Há uma linha que separa a neutralidade da cumplicidade. Essa linha são os Direitos Humanos. Quando os Direitos Humanos são violados a “neutralidade” é a escolha do lado do opressor.
Portugal, que preside atualmente ao Conselho da União Europeia não assinou uma carta, de iniciativa belga, que insta a Comissão Europeia a “utilizar todos os instrumentos à sua disposição para garantir o pleno respeito do direito europeu”. Foram 13 os Estados-membros que assinaram a missiva: Bélgica, Holanda, Luxemburgo, França, Alemanha, Irlanda, Espanha, Dinamarca, Finlândia, Suécia, Estónia, Letónia e Lituânia.
O texto da carta é claro: “Expressamos a nossa profunda preocupação quanto à adoção, pelo parlamento húngaro, de legislação discriminatória em relação às pessoas LGBTQI (lésbicas, ‘gays’, bissexuais, transgénero, ‘queer’ e intersexuais) e que viola o direito à liberdade de expressão sob o pretexto de proteger as crianças”.
“Não assinei o documento porque assumimos atualmente a presidência e temos um dever de neutralidade.”, afirmou Ana Paula Zacarias, Secretária de Estado dos Assuntos Europeus do Governo Português.
Não há neutralidade na defesa dos Diretos Humanos. Quando os Direitos Humanos são atacados a “neutralidade” é cumplicidade. É necessário que Portugal reverta rapidamente a sua posição nesta matéria.
No passado dia 15 de junho, o parlamento húngaro, em sintonia com o executivo de extrema-direita populista, aprovou mais um conjunto de leis anti Direitos Humanos. O pacote legislativo inclui um conjunto de medidas de suposta proteção de menores que, segundo o governo de Viktor Orbán, visam combater a pedofilia, a par de um conjunto de medidas contra os direitos da comunidade LGBTI+.
Esta legislação é uma tentativa propositada e reiterada do governo húngaro, de associar a pedofilia à comunidade LGBT, contribuindo para a aumentar o preconceito, a perseguição e a violência e coloca as pessoas LGBT, e suas famílias, numa posição de vulnerabilidade, legal e social.
A legislação agora aprovada, proíbe a divulgação de conteúdo que “mostre ou promova a sexualidade, a mudança de sexo ou a homossexualidade” a menores de 18 anos e restringe-se o acesso à educação sexual nas escolas. Todo o discurso público sobre pessoas lésbicas, gays, bissexuais, transsexuais, intersexo ou com outras identidades não normativas será alvo de perseguição. Filmes, séries, livros ou músicas que de alguma maneira se refiram a sexualidade podem ser censurados.

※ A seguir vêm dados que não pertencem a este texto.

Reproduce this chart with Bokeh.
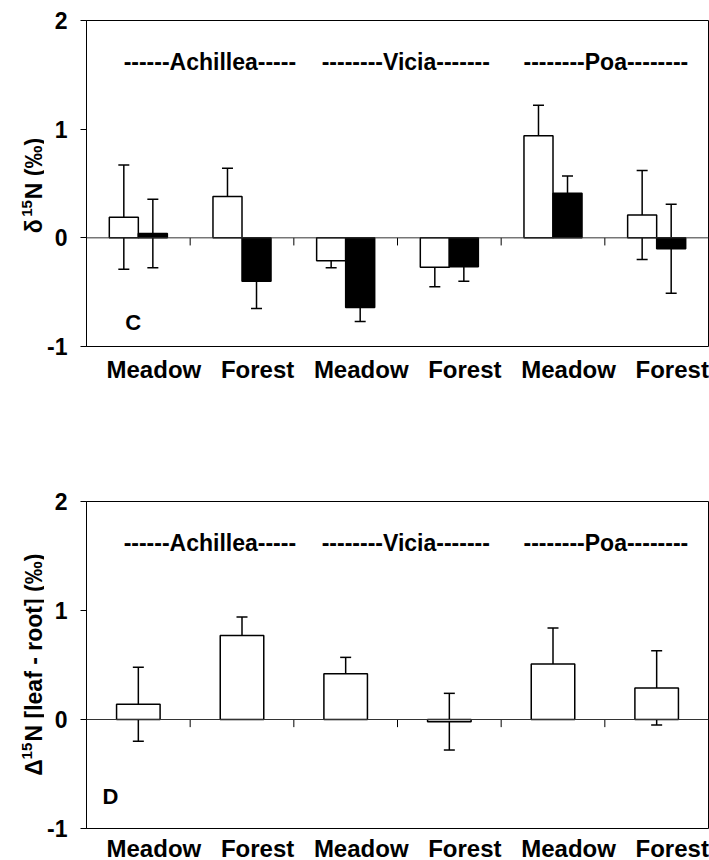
from bokeh.plotting import figure
from bokeh.layouts import column, row
from bokeh.models import (ColumnDataSource, Range1d, FixedTicker, Span, Whisker, TeeHead)
from bokeh.core.properties import value
from bokeh.embed import file_html
from bokeh.resources import INLINE
import math

# ---------------- data ----------------
categories = ["Meadow", "Forest", "Meadow", "Forest", "Meadow", "Forest"]
species = ["------Achillea-----", "--------Vicia-------", "--------Poa--------"]

# panel C: delta 15N, white = leaf, black = root
c_white = [0.19, 0.38, -0.21, -0.27, 0.94, 0.21]
c_white_err = [0.48, 0.26, 0.065, 0.18, 0.28, 0.41]
c_black = [0.04, -0.40, -0.64, -0.265, 0.41, -0.10]
c_black_err = [0.315, 0.25, 0.13, 0.135, 0.16, 0.41]

# panel D: Delta 15N [leaf - root]
d_vals = [0.14, 0.77, 0.42, -0.02, 0.51, 0.29]
d_err = [0.34, 0.17, 0.15, 0.26, 0.33, 0.34]

y_ticks = [-1, 0, 1, 2]
y_tick_labels = {-1: "-1", 0: "0", 1: "1", 2: "2"}

FONT = "Liberation Sans"
LW = 44          # width of the strip that holds the rotated y-axis title
FIG_H = 430
pos = [i + 1 for i in range(len(categories))]
bounds = [p + 0.5 for p in pos[:-1]]


def label_strip(sym, rest, y_sym, y_sup, y_rest):
    # rotated y-axis title built from pieces so the superscript looks right;
    # the strip's frame is aligned with the panel's frame, so it shares its y scale
    s = figure(width=LW, height=FIG_H, min_border=0, x_range=Range1d(0, LW),
               y_range=Range1d(-1, 2), output_backend="svg", toolbar_location=None,
               background_fill_color="white", border_fill_color="white")
    s.axis.visible = False
    s.grid.visible = False
    s.outline_line_color = None
    common = dict(angle=math.pi / 2, text_font=value(FONT), text_font_style="bold",
                  text_color="black", text_align="center", text_baseline="middle")
    s.text(x=[33, 33], y=[y_sym, y_rest], text=[sym, rest], text_font_size="23px", **common)
    s.text(x=[26], y=[y_sup], text=["15"], text_font_size="15px", **common)
    return s


def base_fig(top, frame_h, bottom, label_standoff):
    p = figure(frame_width=622, frame_height=frame_h,
               min_border_left=86 - LW, min_border_right=1,
               min_border_top=top, min_border_bottom=bottom,
               x_range=Range1d(0.5, 6.5), y_range=Range1d(-1, 2),
               output_backend="svg", toolbar_location=None,
               background_fill_color="white", border_fill_color="white")
    p.grid.visible = False
    p.outline_line_color = "black"
    p.outline_line_width = 1
    # y axis
    ya = p.yaxis[0]
    ya.ticker = FixedTicker(ticks=y_ticks)
    ya.major_label_overrides = y_tick_labels
    ya.minor_tick_line_color = None
    ya.major_tick_out = 6
    ya.major_tick_in = 0
    ya.major_label_standoff = 13
    ya.major_label_text_font = FONT
    ya.major_label_text_font_style = "bold"
    ya.major_label_text_font_size = "23px"
    ya.major_label_text_color = "black"
    ya.axis_line_color = "black"
    # x axis (category labels, shifted slightly right as in the original)
    xa = p.xaxis[0]
    xa.ticker = FixedTicker(ticks=[x + 0.15 for x in pos])
    xa.major_label_overrides = {x + 0.15: c for x, c in zip(pos, categories)}
    xa.major_tick_line_color = None
    xa.minor_tick_line_color = None
    xa.axis_line_color = None
    xa.major_label_standoff = label_standoff
    xa.major_label_text_font = FONT
    xa.major_label_text_font_style = "bold"
    xa.major_label_text_font_size = "24px"
    xa.major_label_text_color = "black"
    # zero line and small separator ticks
    p.add_layout(Span(location=0, dimension="width", line_color="#333333", line_width=1))
    p.segment(x0=bounds, y0=[0] * len(bounds), x1=bounds, y1=[-0.07] * len(bounds),
              line_color="black", line_width=1)
    # species labels
    p.text(x=[1.69, 3.58, 5.51], y=[1.62] * 3, text=species,
           text_font=value(FONT), text_font_style="bold", text_font_size="23px",
           text_align="center", text_baseline="middle", text_color="black")
    return p


def whisker(p, xs, vals, errs):
    src = ColumnDataSource(dict(x=xs, lo=[v - e for v, e in zip(vals, errs)],
                                hi=[v + e for v, e in zip(vals, errs)]))
    w = Whisker(source=src, base="x", lower="lo", upper="hi",
                line_color="black", line_width=1.5,
                lower_head=TeeHead(size=11, line_color="black", line_width=1.5),
                upper_head=TeeHead(size=11, line_color="black", line_width=1.5))
    p.add_layout(w)


# ---------------- panel C ----------------
pc = base_fig(20, 326, 84, 3)
bw = 0.28
xw = [x - bw / 2 for x in pos]
xb = [x + bw / 2 for x in pos]
pc.vbar(x=xw, top=c_white, bottom=0, width=bw, fill_color="white",
        line_color="black", line_width=1.5)
pc.vbar(x=xb, top=c_black, bottom=0, width=bw, fill_color="black",
        line_color="black", line_width=1.5)
whisker(pc, xw, c_white, c_white_err)
whisker(pc, xb, c_black, c_black_err)
pc.text(x=[0.95], y=[-0.775], text=["C"], text_font=value(FONT),
        text_font_style="bold", text_font_size="22px", text_align="center",
        text_baseline="middle", text_color="black")
lc = label_strip("δ", "N (‰)", 0.106, 0.271, 0.637)

# ---------------- panel D ----------------
pd_ = base_fig(71, 327, 32, 0)
dw = 0.42
pd_.vbar(x=pos, top=d_vals, bottom=0, width=dw, fill_color="white",
         line_color="black", line_width=1.5)
whisker(pd_, pos, d_vals, d_err)
pd_.text(x=[0.73], y=[-0.71], text=["D"], text_font=value(FONT),
         text_font_style="bold", text_font_size="22px", text_align="center",
         text_baseline="middle", text_color="black")
ld = label_strip("Δ", "N [leaf - root] (‰)", -0.47, -0.318, 0.643)

layout = column(row(lc, pc, spacing=0), row(ld, pd_, spacing=0), spacing=0)
open("out.html", "w").write(file_html(layout, INLINE))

Esta legislação, comparável às leis aprovadas em 2013 na Rússia, que restringem a chamada “propaganda LGBTI+” junto dos jovens, visa propagar o ódio e restringir profundamente a liberdade de expressão, não só da comunidade LGBT+, mas de toda a sociedade.
O Bloco de Esquerda deu entrada, na Assembleia da Républica, de mais um voto de condenação da estratégia reiterada de Viktor Orbán de promover a discriminação, estigmatização e ataques contra a comunidade LGBTI+, afastando ainda mais a Hungria dos proclamados valores do projeto europeu e aprofundando o fosso entre o regime e o Estado de Direito. Este voto manifesta ainda a nossa solidariedade para com quem exige a defesa dos direitos humanos e da liberdade naquele país e vê a sua segurança e liberdade crescentemente ameaçadas.
Na Hungria o casamento entre pessoas do mesmo sexo é proibido, foi recentemente proibida a adoção de crianças por casais do mesmo sexo e revogado o reconhecimento legal das pessoas transgénero, o que também foi condenado pelo Parlamento Português.
As vozes de descontentamento e veemente repúdio têm-se feito ouvir de forma clara, incluindo a da própria Ursula von der Leyen, presidente da Comissão Europeia, que afirmou: “Estou muito preocupada com a nova lei na Hungria. Acredito numa Europa que abraça a diversidade, não numa Europa que a esconde das nossas crianças. Ninguém deveria ser discriminado com base na orientação sexual”. A Comissão Europeia investigará a nova lei húngara anti-LGBT.
Os direitos LGBT são Direitos Humanos e o direito à igualdade de tratamento e à não discriminação é um direito fundamental consagrado nos Tratados da UE e na Carta dos Direitos Fundamentais.
O Estado de Direito e a Democracia definham neste país, ameaçando contaminar outros, perante a inércia das instituições. Que maneira tão triste de terminar a presidência portuguesa.